Kinda. PHP is fine for web workloads. Don't forget Facebook tried to move off PHP and wrote Hack/HHVM because of the performance. It just happens that PHP 7 was faster.

I've not looked at the codebase, but there are probably some routines (search) that could be done faster outside pure PHP/Postgres.

The dev seems to have done a pretty good job with this though, performance issues are likely server load more than the stack. Not sure what he's running this on...

[–] [email protected] 3 points 1 year ago

Lemmy is written in rust.

[–] [email protected] 2 points 1 year ago

This person (link below) is creating a nice reddit alt using Rust. I know its Rust because I spoke with them. I think this php site can work very efficient with proper caching, file storage (storing images and videos elsewhere), and db optimization. I think Flask/FastAPI is quite fast as well. I ran a small site using flask with 250 concurrent users using light calculations for the backend a couple years ago on my home server and it still loaded extremely fast. I am seriously curious what sort of server or shared hosting this site is being ran off of, because one article every 15min to an hour makes me believe its not extremely bogged down with traffic, yet its still not performant. Maybe its a host issue of being ran using a slow shared hosting service, idk.
https://www.reddit.com/comments/13x0hzo

[–] [email protected] 1 points 1 year ago (1 children)

@AucT

@rgb_leds_are_love Kbin uses Symfony so it can scale as much as it needs to. Ernest knows what he is doing.

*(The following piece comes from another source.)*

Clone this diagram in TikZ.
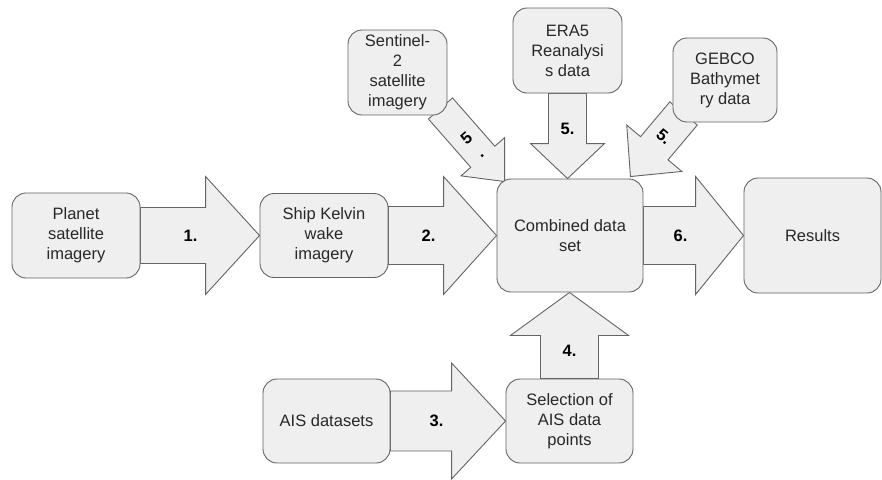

[–] [email protected] 1 points 1 year ago

@symfonystation Yes, I don't think php is the problem here. It's rather about devops matters, in which I am completely inept. But I have already sought help, I just need a little more time.

@rgb_leds_are_love @AucT

[–] [email protected] 1 points 1 year ago

If as the link suggests this is from 2018 a lot (!) has changed at least in the JS world and the Python world. Can't speak for the others. Would be nice to see the underlying paper to see how the author defines the measurements, ie whose time is being measured, system (speed), development?